L’energia idroelettrica è una delle fonti rinnovabili più convenienti del pianeta ed è facile capire il perché di tanto interesse: la Terra, a discapito del suo nome, è coperta per il 70% della sua superficie da acqua. Va, però, precisato che, nonostante questa massiccia presenza, la forza di questo elemento è sfruttabile solo in determinate condizioni, che tendono a restringerne fortemente l’utilizzo: solitamente, le centrali vengono costruite in presenza di cascate, oppure di bacini idrici con dislivelli notevoli - tra dighe, maree ed altre caratteristiche morfogeologiche - mentre, ad esempio, in mare aperto risulterebbero perfettamente inutili. Il progresso scientifico non finisce mai di stupirci e, così, se Maometto non va alla montagna, è la montagna ad andare da Maometto.
Ci spieghiamo meglio: se la connotazione del territorio non permetterà di costruire la classica centrale idroelettrica, in futuro potremo procacciarci l’energia ovunque si trovi uno specchio d’acqua. Anzi, ad essere pignoli, questa nuova tecnologia non consentirà di ricavarla proprio dappertutto, visto che funzionerà soltanto nei bacini navigabili, ma è comunque un buon inizio. Di cosa si tratta? Elementare, Watson: parliamo di una nave che può “pescare” elettricità dal mare. A colpo d’occhio, non assomiglia molto ad un peschereccio del Mediterraneo, quanto piuttosto ad una petroliera transoceanica, munita di una doppia coppia di galleggianti lungo entrambe le murate; e sono proprio queste boe gigantesche il cuore del sistema, perché, trascinate tra i flutti, riescono a trasferire l’energia dal moto ondoso alle batterie installate nella stiva. Non sono richieste speciali infrastrutture sottomarine, né tantomeno costi di manutenzione straordinari - oltre a quelli di una comune imbarcazione - ed in questo modo si può otttenere quasi un megawatt all’ora, in normali condizioni meteorologiche; facendo un rapido calcolo, in una sola giornata di navigazione si può pescare energia sufficiente ad alimentare un’intera città per un paio di mesi.

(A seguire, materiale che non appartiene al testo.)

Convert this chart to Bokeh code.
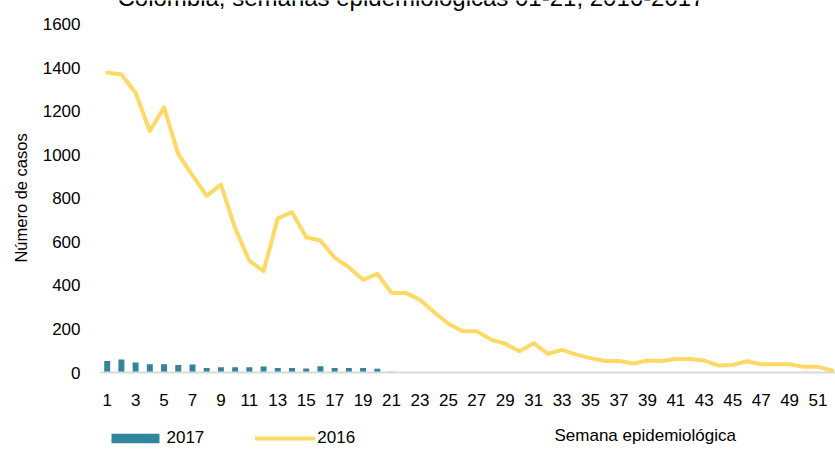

Ovviamente, i moli dovranno essere adeguatamente attrezzati, in modo tale da consentire il trasferimento di corrente dagli accumulatori all’interno delle navi a quelli presenti nei porti, i quali a loro volta dovranno essere collegati alla rete elettrica urbana.
Questa soluzione sembrerà un tantino fantasiosa, ma farà felici sia gli ambientalisti più incalliti, sia i marinai che - concedeteci il gioco di parole - navigano in cattive acque negli ultimi tempi: insomma, nuovi posti di lavoro ed energia pulita, un’accoppiata vincente per il futuro del nostro pianeta.